I am responsible for their decisions.
This is the problem.
When I forgive I choose to release my sense of responsibility for justice concerning their decisions. Their decisions are their own – between them and God. At the same time I choose to release them from responsibility for my pain. My pain is my own. They are not my source of peace, joy, contentment, satisfaction, love, value or anything else. If they are not my source, then they are not in control of my inner world. If they are not my source then they cannot cut off my supply. No matter what they do.
If I’m not ok, I have no one to blame. But God is my source, so I’m not left alone. I have a place I can bring my pain, receive healing, and a fresh supply of all those things that can only come from Him. But it has to be my pain I bring Him. I can’t bring him the pain I hold everyone else responsible for. I can’t have Him for a source if my blame of others proves that in fact they’re my source instead of Him.
Blame and control are killers. Taking responsibility for my own inner reality makes blame and control nonsensical.

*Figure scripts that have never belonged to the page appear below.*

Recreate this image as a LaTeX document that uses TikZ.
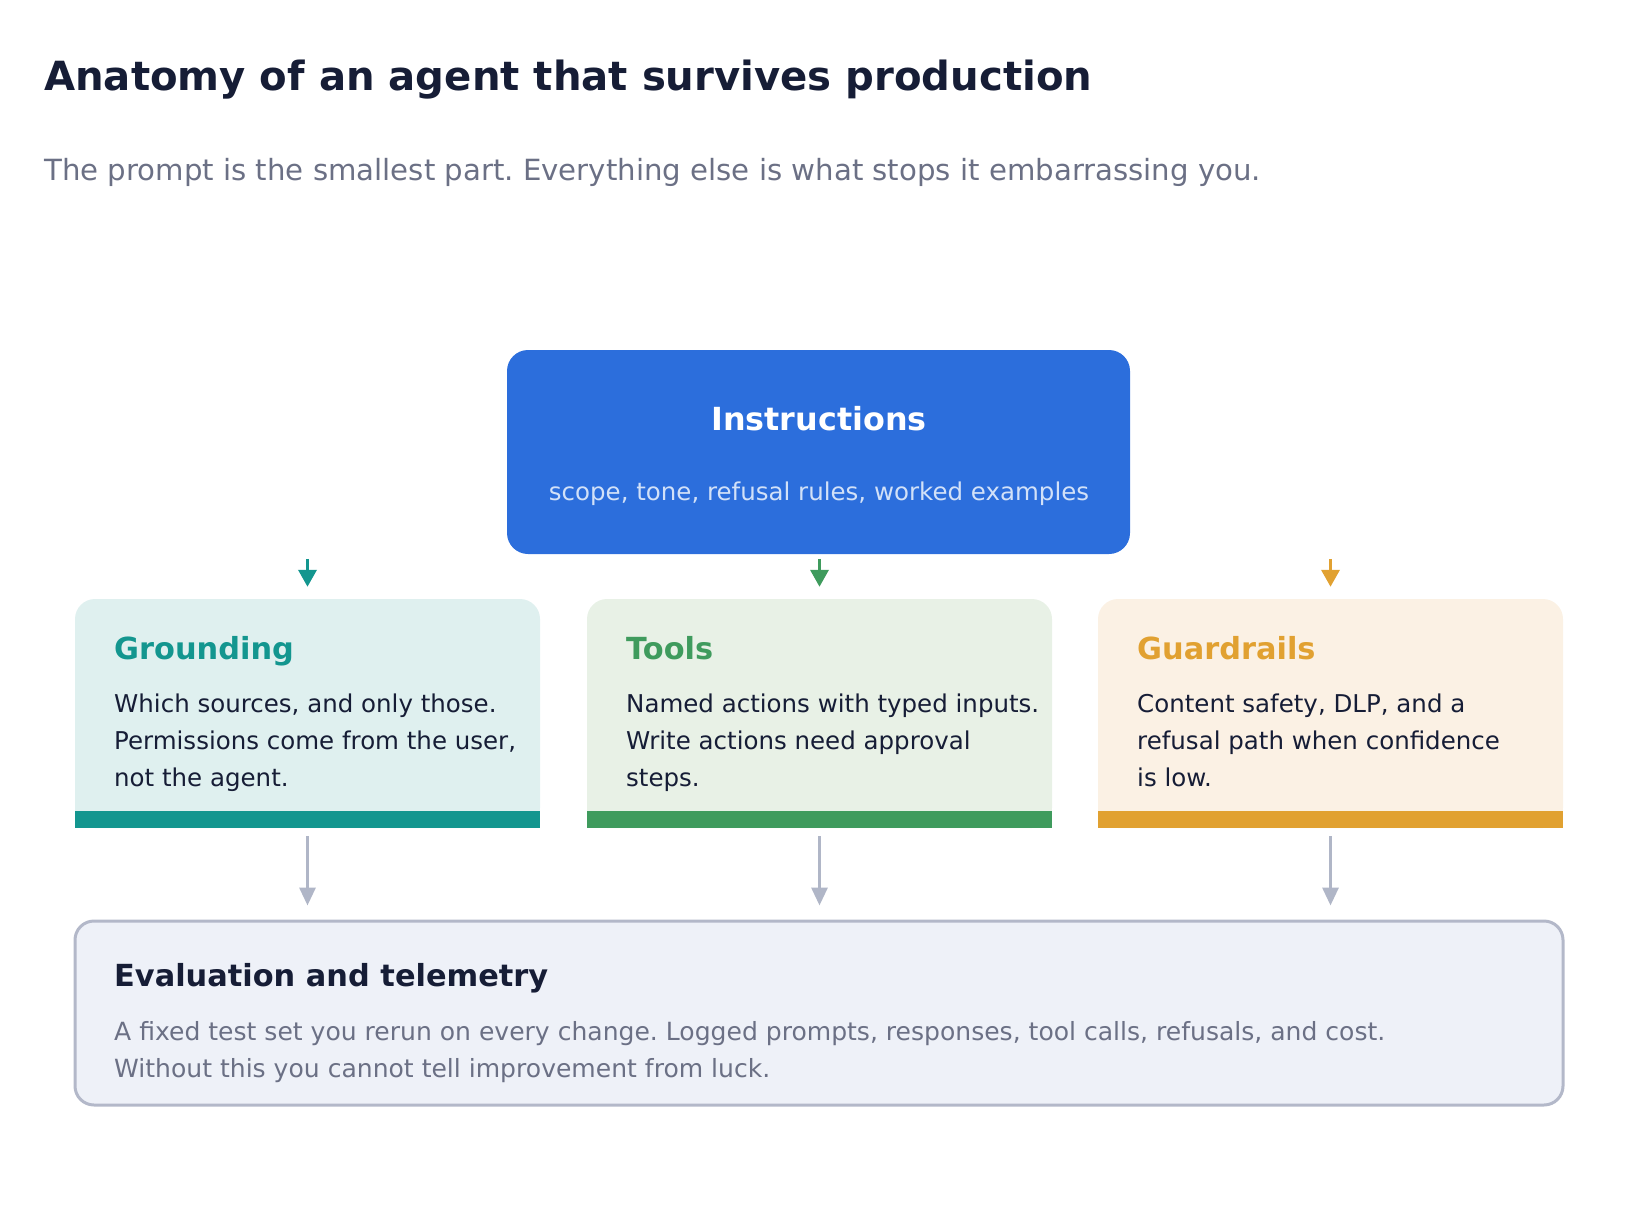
\documentclass[tikz,border=0pt]{standalone}
\usepackage{fontspec}
\setmainfont{DejaVu Sans}
\usepackage{tikz}
\usetikzlibrary{arrows.meta,positioning,calc}

\definecolor{ink}{HTML}{161D36}
\definecolor{muted}{HTML}{6B7085}
\definecolor{instrblue}{HTML}{2C6EDC}
\definecolor{instrsub}{HTML}{D2E1F8}
\definecolor{tealc}{HTML}{13968F}
\definecolor{tealbg}{HTML}{DFF0EF}
\definecolor{greenc}{HTML}{3F9B5D}
\definecolor{greenbg}{HTML}{E8F1E6}
\definecolor{amberc}{HTML}{E1A131}
\definecolor{amberbg}{HTML}{FBF1E4}
\definecolor{evalbg}{HTML}{EEF1F8}
\definecolor{evaledge}{HTML}{B3B8C9}
\definecolor{flowgray}{HTML}{B0B6C7}

\begin{document}
\frenchspacing
\begin{tikzpicture}[x=1pt, y=-1pt,
    txt/.style={inner sep=0pt, anchor=base west},
    cardbox/.style={inner sep=0pt, minimum width=465pt, minimum height=229pt},
    cardttl/.style={txt, font=\fontsize{30.4}{36}\selectfont\bfseries},
    cardbody/.style={txt, align=left, text=ink, font=\fontsize{24.5}{36.8}\selectfont},
    feed/.style={line width=3.5pt, -{Triangle[length=17pt, width=18pt]}},
    flow/.style={line width=3.2pt, flowgray, -{Triangle[length=18pt, width=16pt]}}]
  \useasboundingbox (0,0) rectangle (1638,1212);
  % --- heading ---
  \node[txt, text=ink, font=\fontsize{40.2}{48}\selectfont\bfseries] (title) at (44,91)
    {Anatomy of an agent that survives production};
  \node[txt, text=muted, font=\fontsize{29.2}{35}\selectfont] (subtitle) at (44,180)
    {The prompt is the smallest part. Everything else is what stops it embarrassing you.};
  % --- instructions ---
  \node[fill=instrblue, rounded corners=21pt, minimum width=623pt, minimum height=204pt,
        inner sep=0pt] (instr) at (818.5,452) {};
  \node[text=white, font=\fontsize{31.8}{38}\selectfont\bfseries, anchor=base] (instrttl)
    at (819,430) {Instructions};
  \node[text=instrsub, font=\fontsize{24.5}{29}\selectfont, anchor=base] (instrsub)
    at (819,500) {scope, tone, refusal rules, worked examples};
  % --- three cards (fill, square bottom, colour bar) ---
  \foreach \nm/\cx/\bg/\fg in {grd/307.5/tealbg/tealc, tls/819.5/greenbg/greenc, grl/1330.5/amberbg/amberc}{
    \node[cardbox, fill=\bg, rounded corners=20pt] (\nm) at (\cx,713.5) {};
    \fill[\bg] ($(\nm.south west)+(0,-30)$) rectangle (\nm.south east);
    \fill[\fg] ($(\nm.south west)+(0,-17)$) rectangle (\nm.south east);
    \coordinate (\nm top) at ($(\nm.north)+(0,-40)$);
    \draw[feed, \fg] (\nm top) -- ($(\nm.north)+(0,-12)$);
  }
  % card texts
  \node[cardttl, text=tealc] (grdttl) at (114,659) {Grounding};
  \node[cardbody] (grdbody) at (114,786.5)
    {Which sources, and only those.\\Permissions come from the user,\\not the agent.};
  \node[cardttl, text=greenc] (tlsttl) at (626,659) {Tools};
  \node[cardbody] (tlsbody) at (626,786.5)
    {Named actions with typed inputs.\\Write actions need approval\\steps.};
  \node[cardttl, text=amberc] (grlttl) at (1137,659) {Guardrails};
  \node[cardbody] (grlbody) at (1137,786.5)
    {Content safety, DLP, and a\\refusal path when confidence\\is low.};
  % --- evaluation ---
  \node[fill=evalbg, draw=evaledge, line width=3pt, rounded corners=19pt,
        minimum width=1488pt, minimum height=184pt, inner sep=0pt] (eval) at (819,1013) {};
  \node[txt, text=ink, font=\fontsize{30.4}{36}\selectfont\bfseries] (evalttl) at (114,986)
    {Evaluation and telemetry};
  \node[txt, align=left, text=muted, font=\fontsize{25.05}{36.8}\selectfont] (evalbody) at (114,1077)
    {A fixed test set you rerun on every change. Logged prompts, responses, tool calls, refusals, and cost.\\Without this you cannot tell improvement from luck.};
  % flows down into evaluation
  \foreach \nm in {grd, tls, grl}{
    \draw[flow] ($(\nm.south)+(0,8)$) -- ($(\nm.south |- eval.north)+(0,-14)$);
  }
\end{tikzpicture}
\end{document}
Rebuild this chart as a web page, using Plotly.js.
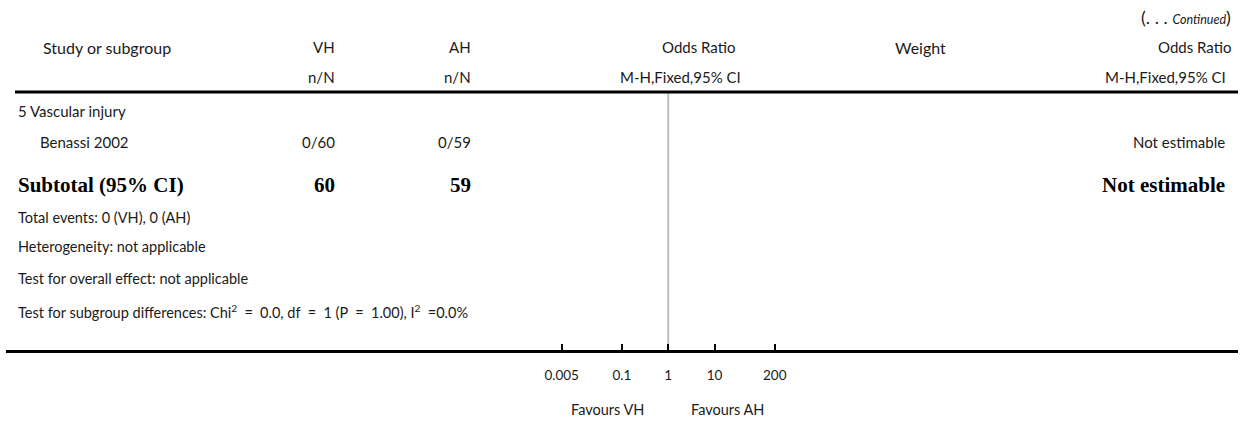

When I take responsibility for my inner world I take my place as the rightful delegated steward of that which God has given me. When I’m rightly aligned with God’s delegated stewardship I can receive from Him all that is needed to maintain peace and joy regardless of circumstances or the choices of others.
Apart from forgiveness I abdicate my responsibility and perpetuate the cycle of blame and control ongoing since Adam and Eve. I’m tired of living that way. You?